Source excerpt.

################

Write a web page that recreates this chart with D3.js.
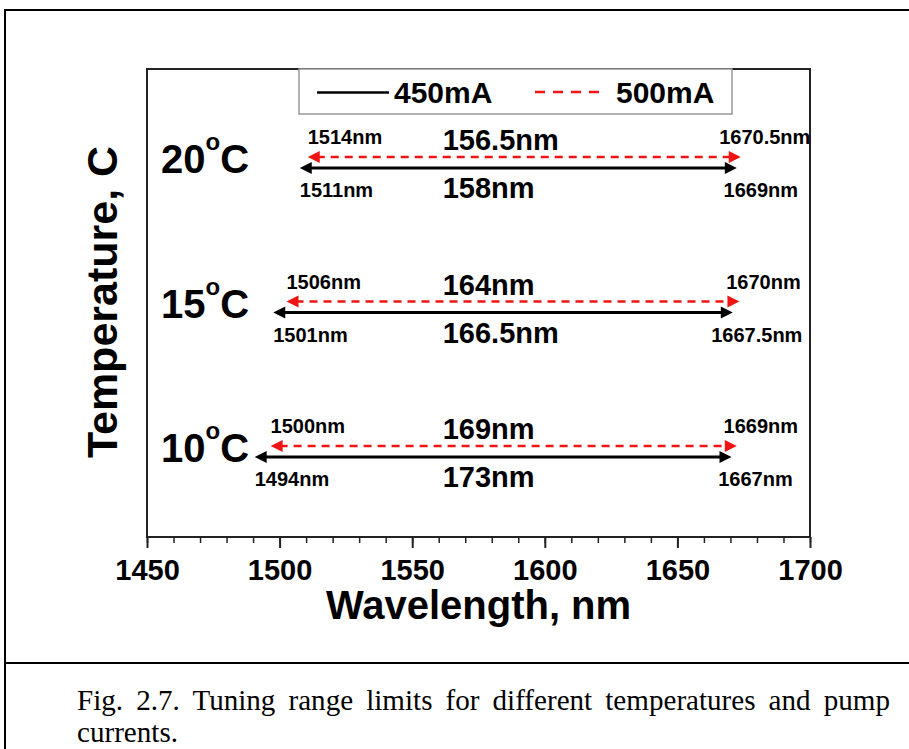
<!DOCTYPE html>
<html lang="en">
<head>
<meta charset="UTF-8">
<style>
    body{
        margin:0;
        background:#fff;
    }
    svg text{
        font-family:"Liberation Sans", Arial, sans-serif;
        font-weight:bold;
    }
    .caption{
        font-family:"Liberation Serif", "Times New Roman", serif !important;
        font-weight:normal !important;
    }
</style>
<script src="https://d3js.org/d3.v7.min.js"></script>
</head>
<body>
<svg id="chart" width="909" height="749"></svg>
<script>
    // temperatures (rows) and tuning range limits, nm
    var temps = [20, 15, 10];
    var start450 = [1511, 1501, 1494];
    var end450 = [1669, 1667.5, 1667];
    var start500 = [1514, 1506, 1500];
    var end500 = [1670.5, 1670, 1669];
    var span450 = ["158nm", "166.5nm", "173nm"];
    var span500 = ["156.5nm", "164nm", "169nm"];
    var xTicks = [1450, 1500, 1550, 1600, 1650, 1700];
    var series = ["450mA", "500mA"];

    var margin = {top: 69, left: 147, right: 99, bottom: 212},
        width = 909 - margin.left - margin.right,
        height = 749 - margin.top - margin.bottom;

    var svg = d3.select("#chart");

    // page frame + caption rule
    svg.append("rect")
        .attr("x", 5).attr("y", 10)
        .attr("width", 920).attr("height", 760)
        .attr("fill", "none").attr("stroke", "#000").attr("stroke-width", 2);
    svg.append("line")
        .attr("x1", 5).attr("x2", 909).attr("y1", 663).attr("y2", 663)
        .attr("stroke", "#000").attr("stroke-width", 2);

    // caption, narrow serif, first line justified
    var sx = 0.97;
    var cap = svg.append("g").attr("transform", "translate(77,0) scale(" + sx + ",1)");
    var line1 = cap.append("text").attr("class", "caption")
        .attr("x", 0).attr("y", 710)
        .attr("font-size", 30)
        .text("Fig. 2.7. Tuning range limits for different temperatures and pump");
    var natural = line1.node().getComputedTextLength();
    var nSpaces = line1.text().split(" ").length - 1;
    line1.attr("word-spacing", ((813 / sx) - natural) / nSpaces);
    cap.append("text").attr("class", "caption")
        .attr("x", 0).attr("y", 742)
        .attr("font-size", 30)
        .text("currents.");

    var g = svg.append("g")
        .attr("transform", "translate(" + margin.left + "," + margin.top + ")");

    var x = d3.scaleLinear().domain([1450, 1700]).range([0, width]);
    var y = d3.scaleLinear().domain([7.23, 23.43]).range([height, 0]);

    // minor ticks
    g.append("g")
        .attr("transform", "translate(0," + height + ")")
        .call(d3.axisBottom(x).tickValues(d3.range(1450, 1701, 10)).tickSize(6).tickFormat(""))
        .call(function(a) { a.select(".domain").remove(); })
        .selectAll("line").attr("stroke", "#222").attr("stroke-width", 1.5);

    // major ticks + labels
    var xAxis = g.append("g")
        .attr("transform", "translate(0," + height + ")")
        .call(d3.axisBottom(x).tickValues(xTicks).tickSize(11).tickPadding(11).tickFormat(d3.format("d")));
    xAxis.select(".domain").remove();
    xAxis.selectAll("line").attr("stroke", "#222").attr("stroke-width", 2);
    xAxis.selectAll("text")
        .attr("font-size", 29).attr("fill", "#000")
        .attr("font-family", "Liberation Sans, Arial, sans-serif")
        .attr("font-weight", "bold");

    // plot frame
    g.append("rect")
        .attr("width", width).attr("height", height)
        .attr("fill", "none").attr("stroke", "#222").attr("stroke-width", 2);

    // axis titles
    g.append("text")
        .attr("x", width / 2).attr("y", height + 82)
        .attr("text-anchor", "middle").attr("font-size", 40)
        .text("Wavelength, nm");
    g.append("text")
        .attr("transform", "translate(" + (-30) + "," + (height / 2 - 1) + ") rotate(-90)")
        .attr("text-anchor", "middle").attr("font-size", 43)
        .text("Temperature, C");

    // legend
    var leg = g.append("g");
    leg.append("rect")
        .attr("x", 152).attr("y", 0).attr("width", 433).attr("height", 45)
        .attr("fill", "#fff").attr("stroke", "#999").attr("stroke-width", 1.5);
    leg.append("line")
        .attr("x1", 170).attr("x2", 242).attr("y1", 23.5).attr("y2", 23.5)
        .attr("stroke", "#000").attr("stroke-width", 2.5);
    leg.append("text").attr("x", 247).attr("y", 34).attr("font-size", 30).text(series[0]);
    leg.append("line")
        .attr("x1", 388).attr("x2", 453).attr("y1", 23).attr("y2", 23)
        .attr("stroke", "#f01414").attr("stroke-width", 2.5).attr("stroke-dasharray", "10,8");
    leg.append("text").attr("x", 469).attr("y", 34).attr("font-size", 30).text(series[1]);

    var redOff = -11, head = 9, halfH = 6;

    function arrow(sel, x0, x1, yy, color, dash) {
        sel.append("line")
            .attr("x1", x0).attr("x2", x1).attr("y1", yy).attr("y2", yy)
            .attr("stroke", color).attr("stroke-width", dash ? 2.5 : 3)
            .attr("stroke-dasharray", dash ? "8,6" : null);
        sel.append("path")
            .attr("d", "M" + (x0 - head) + "," + yy + "L" + (x0 + 3) + "," + (yy - halfH) + "L" + (x0 + 3) + "," + (yy + halfH) + "Z")
            .attr("fill", color);
        sel.append("path")
            .attr("d", "M" + (x1 + head) + "," + yy + "L" + (x1 - 3) + "," + (yy - halfH) + "L" + (x1 - 3) + "," + (yy + halfH) + "Z")
            .attr("fill", color);
    }

    temps.forEach(function(t, i) {
        var yb = y(t), yr = yb + redOff;
        var row = g.append("g");

        arrow(row, x(start500[i]), x(end500[i]), yr, "#f01414", true);
        arrow(row, x(start450[i]), x(end450[i]), yb, "#000", false);

        // temperature label
        var tl = row.append("text")
            .attr("x", 14).attr("y", yb + 5).attr("font-size", 40);
        tl.append("tspan").text(t);
        tl.append("tspan").attr("font-size", 24).attr("dy", -23).text("o");
        tl.append("tspan").attr("dy", 23).text("C");

        // limit labels
        row.append("text").attr("x", x(start500[i]) - head).attr("y", yr - 13)
            .attr("font-size", 20).text(start500[i] + "nm");
        row.append("text").attr("x", x(start450[i]) - head).attr("y", yb + 29)
            .attr("font-size", 20).text(start450[i] + "nm");
        row.append("text").attr("x", x(end500[i]) + 33).attr("y", yr - 13)
            .attr("text-anchor", "middle").attr("font-size", 20).text(end500[i] + "nm");
        row.append("text").attr("x", x(end450[i]) + 33).attr("y", yb + 29)
            .attr("text-anchor", "middle").attr("font-size", 20).text(end450[i] + "nm");

        // span labels
        row.append("text").attr("x", x(1561.5)).attr("y", yr - 7)
            .attr("font-size", 29).text(span500[i]);
        row.append("text").attr("x", x(1561.5)).attr("y", yb + 30)
            .attr("font-size", 29).text(span450[i]);
    });
</script>
</body>
</html>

################

The exercise.
Transcribe the material exactly, leaving every picture out.

Written solution.
Write a web page that recreates this chart with D3.js.
<!DOCTYPE html>
<html lang="en">
<head>
<meta charset="UTF-8">
<style>
    body{
        margin:0;
        background:#fff;
    }
    svg text{
        font-family:"Liberation Sans", Arial, sans-serif;
        font-weight:bold;
    }
    .caption{
        font-family:"Liberation Serif", "Times New Roman", serif !important;
        font-weight:normal !important;
    }
</style>
<script src="https://d3js.org/d3.v7.min.js"></script>
</head>
<body>
<svg id="chart" width="909" height="749"></svg>
<script>
    // temperatures (rows) and tuning range limits, nm
    var temps = [20, 15, 10];
    var start450 = [1511, 1501, 1494];
    var end450 = [1669, 1667.5, 1667];
    var start500 = [1514, 1506, 1500];
    var end500 = [1670.5, 1670, 1669];
    var span450 = ["158nm", "166.5nm", "173nm"];
    var span500 = ["156.5nm", "164nm", "169nm"];
    var xTicks = [1450, 1500, 1550, 1600, 1650, 1700];
    var series = ["450mA", "500mA"];

    var margin = {top: 69, left: 147, right: 99, bottom: 212},
        width = 909 - margin.left - margin.right,
        height = 749 - margin.top - margin.bottom;

    var svg = d3.select("#chart");

    // page frame + caption rule
    svg.append("rect")
        .attr("x", 5).attr("y", 10)
        .attr("width", 920).attr("height", 760)
        .attr("fill", "none").attr("stroke", "#000").attr("stroke-width", 2);
    svg.append("line")
        .attr("x1", 5).attr("x2", 909).attr("y1", 663).attr("y2", 663)
        .attr("stroke", "#000").attr("stroke-width", 2);

    // caption, narrow serif, first line justified
    var sx = 0.97;
    var cap = svg.append("g").attr("transform", "translate(77,0) scale(" + sx + ",1)");
    var line1 = cap.append("text").attr("class", "caption")
        .attr("x", 0).attr("y", 710)
        .attr("font-size", 30)
        .text("Fig. 2.7. Tuning range limits for different temperatures and pump");
    var natural = line1.node().getComputedTextLength();
    var nSpaces = line1.text().split(" ").length - 1;
    line1.attr("word-spacing", ((813 / sx) - natural) / nSpaces);
    cap.append("text").attr("class", "caption")
        .attr("x", 0).attr("y", 742)
        .attr("font-size", 30)
        .text("currents.");

    var g = svg.append("g")
        .attr("transform", "translate(" + margin.left + "," + margin.top + ")");

    var x = d3.scaleLinear().domain([1450, 1700]).range([0, width]);
    var y = d3.scaleLinear().domain([7.23, 23.43]).range([height, 0]);

    // minor ticks
    g.append("g")
        .attr("transform", "translate(0," + height + ")")
        .call(d3.axisBottom(x).tickValues(d3.range(1450, 1701, 10)).tickSize(6).tickFormat(""))
        .call(function(a) { a.select(".domain").remove(); })
        .selectAll("line").attr("stroke", "#222").attr("stroke-width", 1.5);

    // major ticks + labels
    var xAxis = g.append("g")
        .attr("transform", "translate(0," + height + ")")
        .call(d3.axisBottom(x).tickValues(xTicks).tickSize(11).tickPadding(11).tickFormat(d3.format("d")));
    xAxis.select(".domain").remove();
    xAxis.selectAll("line").attr("stroke", "#222").attr("stroke-width", 2);
    xAxis.selectAll("text")
        .attr("font-size", 29).attr("fill", "#000")
        .attr("font-family", "Liberation Sans, Arial, sans-serif")
        .attr("font-weight", "bold");

    // plot frame
    g.append("rect")
        .attr("width", width).attr("height", height)
        .attr("fill", "none").attr("stroke", "#222").attr("stroke-width", 2);

    // axis titles
    g.append("text")
        .attr("x", width / 2).attr("y", height + 82)
        .attr("text-anchor", "middle").attr("font-size", 40)
        .text("Wavelength, nm");
    g.append("text")
        .attr("transform", "translate(" + (-30) + "," + (height / 2 - 1) + ") rotate(-90)")
        .attr("text-anchor", "middle").attr("font-size", 43)
        .text("Temperature, C");

    // legend
    var leg = g.append("g");
    leg.append("rect")
        .attr("x", 152).attr("y", 0).attr("width", 433).attr("height", 45)
        .attr("fill", "#fff").attr("stroke", "#999").attr("stroke-width", 1.5);
    leg.append("line")
        .attr("x1", 170).attr("x2", 242).attr("y1", 23.5).attr("y2", 23.5)
        .attr("stroke", "#000").attr("stroke-width", 2.5);
    leg.append("text").attr("x", 247).attr("y", 34).attr("font-size", 30).text(series[0]);
    leg.append("line")
        .attr("x1", 388).attr("x2", 453).attr("y1", 23).attr("y2", 23)
        .attr("stroke", "#f01414").attr("stroke-width", 2.5).attr("stroke-dasharray", "10,8");
    leg.append("text").attr("x", 469).attr("y", 34).attr("font-size", 30).text(series[1]);

    var redOff = -11, head = 9, halfH = 6;

    function arrow(sel, x0, x1, yy, color, dash) {
        sel.append("line")
            .attr("x1", x0).attr("x2", x1).attr("y1", yy).attr("y2", yy)
            .attr("stroke", color).attr("stroke-width", dash ? 2.5 : 3)
            .attr("stroke-dasharray", dash ? "8,6" : null);
        sel.append("path")
            .attr("d", "M" + (x0 - head) + "," + yy + "L" + (x0 + 3) + "," + (yy - halfH) + "L" + (x0 + 3) + "," + (yy + halfH) + "Z")
            .attr("fill", color);
        sel.append("path")
            .attr("d", "M" + (x1 + head) + "," + yy + "L" + (x1 - 3) + "," + (yy - halfH) + "L" + (x1 - 3) + "," + (yy + halfH) + "Z")
            .attr("fill", color);
    }

    temps.forEach(function(t, i) {
        var yb = y(t), yr = yb + redOff;
        var row = g.append("g");

        arrow(row, x(start500[i]), x(end500[i]), yr, "#f01414", true);
        arrow(row, x(start450[i]), x(end450[i]), yb, "#000", false);

        // temperature label
        var tl = row.append("text")
            .attr("x", 14).attr("y", yb + 5).attr("font-size", 40);
        tl.append("tspan").text(t);
        tl.append("tspan").attr("font-size", 24).attr("dy", -23).text("o");
        tl.append("tspan").attr("dy", 23).text("C");

        // limit labels
        row.append("text").attr("x", x(start500[i]) - head).attr("y", yr - 13)
            .attr("font-size", 20).text(start500[i] + "nm");
        row.append("text").attr("x", x(start450[i]) - head).attr("y", yb + 29)
            .attr("font-size", 20).text(start450[i] + "nm");
        row.append("text").attr("x", x(end500[i]) + 33).attr("y", yr - 13)
            .attr("text-anchor", "middle").attr("font-size", 20).text(end500[i] + "nm");
        row.append("text").attr("x", x(end450[i]) + 33).attr("y", yb + 29)
            .attr("text-anchor", "middle").attr("font-size", 20).text(end450[i] + "nm");

        // span labels
        row.append("text").attr("x", x(1561.5)).attr("y", yr - 7)
            .attr("font-size", 29).text(span500[i]);
        row.append("text").attr("x", x(1561.5)).attr("y", yb + 30)
            .attr("font-size", 29).text(span450[i]);
    });
</script>
</body>
</html>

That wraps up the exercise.